Whitepaper

Best Design Practices & Importance of Rapid Prototyping to build an MVP

In an age where emerging technologies are launched at breakneck speed, confusion has become a common byproduct. Too often, digital products are rushed to market with little regard for how users will interact with them. The result? A growing disconnect between what engineers build and what users actually need.

This whitepaper explores the anatomy of a successful Minimum Viable Product (MVP), highlighting a design-led approach that prioritizes rapid prototyping, user-centric thinking, and clear communication. It addresses the common friction between aspirational technologists—driven by innovation for its own sake—and practical design theorists who ground products in usability and real-world behavior.

Why do most MVPs fall short?
Because product teams overlook a critical truth: if users struggle to understand or operate a product—whether it’s opening a door or navigating an app—the problem isn’t the user. It’s the design.

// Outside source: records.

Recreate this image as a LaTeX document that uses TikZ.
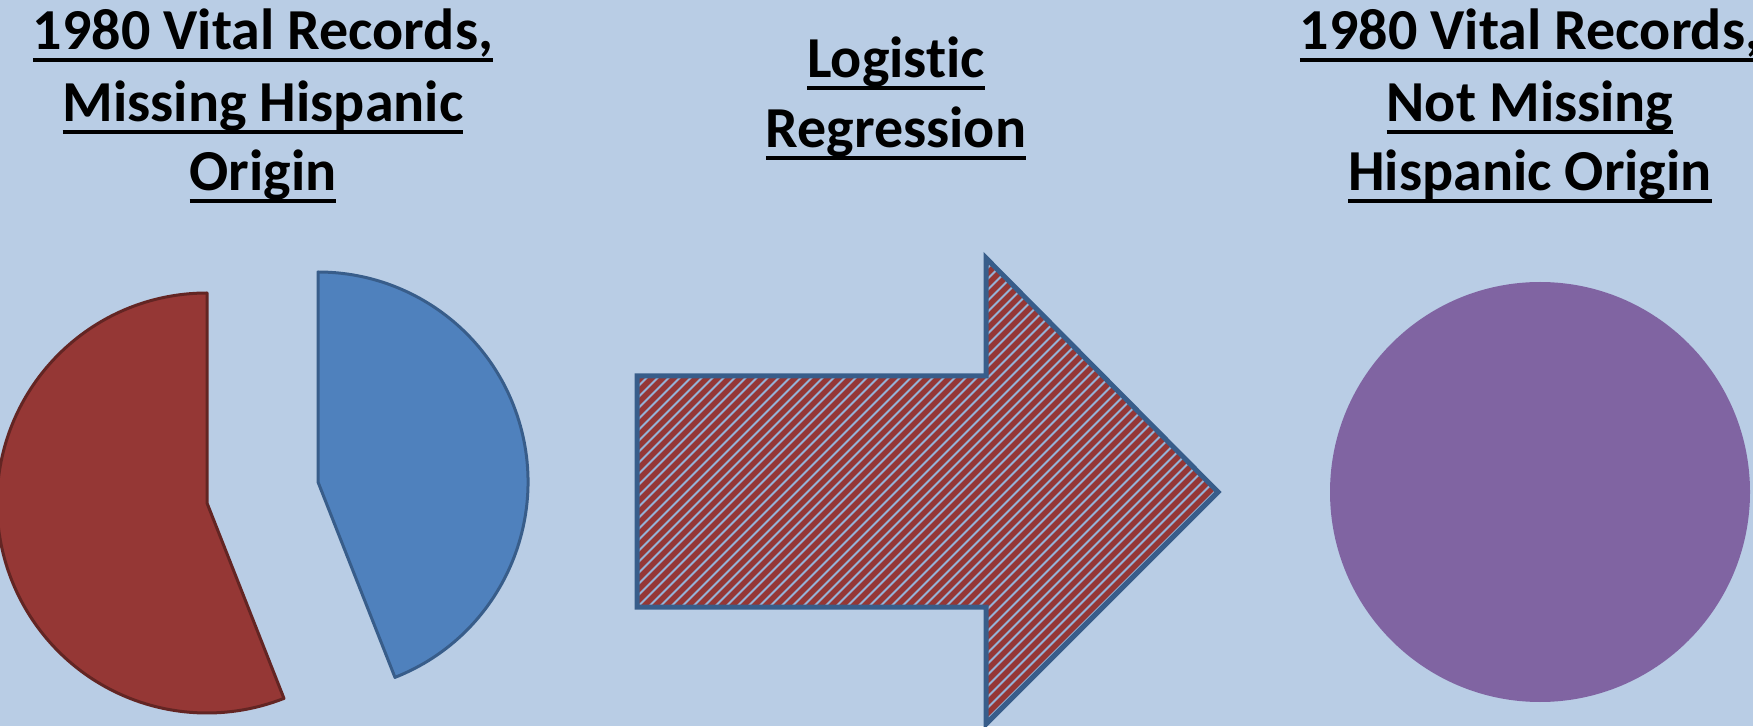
\documentclass[tikz,border=0pt]{standalone}
\usepackage{fontspec}
\setmainfont[Ligatures={NoCommon,NoRare,NoDiscretionary,NoHistoric}]{Carlito}
\newsavebox\ulbox
\newcommand\ulline[1]{\sbox\ulbox{#1}\rlap{\rule[-12.5pt]{\wd\ulbox}{4pt}}\usebox\ulbox}
\definecolor{bgblue}{HTML}{B9CDE5}
\definecolor{piered}{HTML}{953735}
\definecolor{pieredline}{HTML}{632523}
\definecolor{pieblue}{HTML}{4F81BD}
\definecolor{pieblueline}{HTML}{385D8A}
\definecolor{purplec}{HTML}{8064A2}
\definecolor{stripeblue}{HTML}{95B3D7}
\tikzset{
  title/.style={inner sep=0pt, anchor=base, font=\fontsize{58}{70}\selectfont\bfseries, text=black},
  redslice/.style={fill=piered, draw=pieredline, line width=3pt, line join=round},
  blueslice/.style={fill=pieblue, draw=pieblueline, line width=3pt, line join=round},
  stripe/.style={draw=piered, line width=5.4pt},
  arrowline/.style={draw=pieblueline, line width=5pt, line join=miter},
}
\begin{document}
\begin{tikzpicture}[x=1pt,y=1pt]
\useasboundingbox (0,0) rectangle (1753,726);
\clip (0,0) rectangle (1753,726);
\fill[bgblue] (0,0) rectangle (1753,726);

% titles
\node[title] (l1) at (263,676) {\ulline{1980 Vital Records,}};
\node[title] (l2) at (263,604) {\ulline{Missing Hispanic}};
\node[title] (l3) at (263,535) {\ulline{Origin}};
\node[title] (m1) at (896,648) {\ulline{Logistic}};
\node[title] (m2) at (896,578) {\ulline{Regression}};
\node[title] (r1) at (1530,676) {\ulline{1980 Vital Records,}};
\node[title] (r2) at (1530,604) {\ulline{Not Missing}};
\node[title] (r3) at (1530,535) {\ulline{Hispanic Origin}};

% exploded pie
\coordinate (rc) at (207,223);
\coordinate (bc) at (318,244);
\draw[redslice] (rc) -- ++(90:210pt) arc[start angle=90, end angle=291.5, radius=210pt] -- cycle;
\draw[blueslice] (bc) -- ++(-68.5:210pt) arc[start angle=-68.5, end angle=90, radius=210pt] -- cycle;

% striped block arrow
\coordinate (a1) at (637,350);
\coordinate (a2) at (986,350);
\coordinate (a3) at (986,468);
\coordinate (a4) at (1218,234);
\coordinate (a5) at (986,2);
\coordinate (a6) at (986,119);
\coordinate (a7) at (637,119);
\begin{scope}
  \clip (a1) -- (a2) -- (a3) -- (a4) -- (a5) -- (a6) -- (a7) -- cycle;
  \fill[stripeblue] (600,-20) rectangle (1240,500);
  \foreach \c in {150,161,...,1240} {
    \draw[stripe] ({\c-20},-20) -- ({\c+500},500);
  }
\end{scope}
\draw[arrowline] (a1) -- (a2) -- (a3) -- (a4) -- (a5) -- (a6) -- (a7) -- cycle;

% result circle
\fill[purplec] (1540,234) circle[radius=210pt];
\end{tikzpicture}
\end{document}
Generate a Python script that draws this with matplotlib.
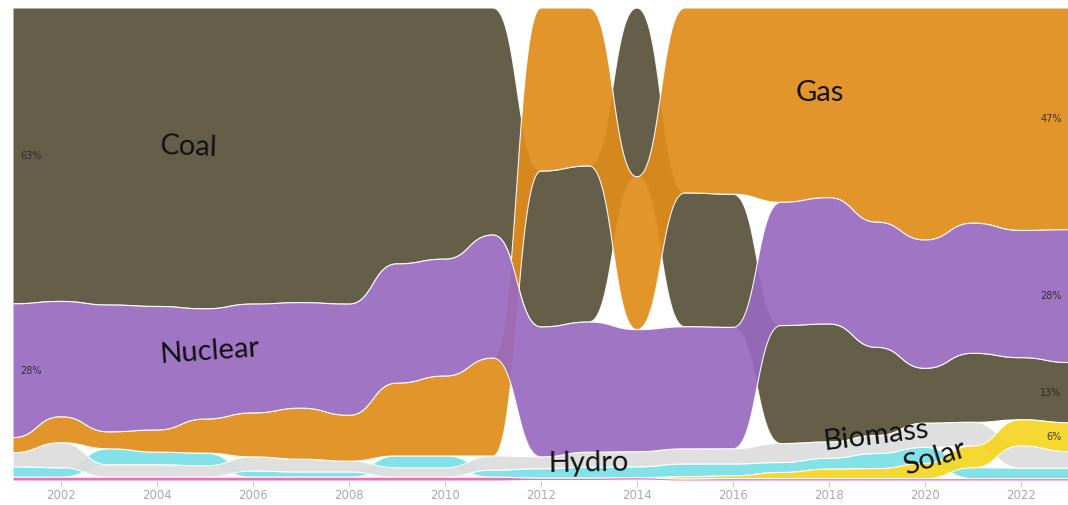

As Don Norman famously said in The Design of Everyday Things, “Technology may change rapidly, but people change slowly.” That insight remains central to the argument in this paper. It challenges teams to resist the urge to over-engineer for marketing hype and instead focus on designing intuitive, valuable, and feasible experiences from day one.

Key Themes Explored in This Paper:

  • The growing divide between tech fantasies and design realities

  • Why rapid prototyping must be built into every product development cycle

  • How poor design—not poor users—leads to failed adoption

  • The foundational principles of designing MVPs that resonate with both users and investors

Ultimately, the paper argues that great products are not just functional—they’re communicative. Design is not decoration; it’s direction. And the most successful MVPs are born when designers truly understand the user—and build for them first.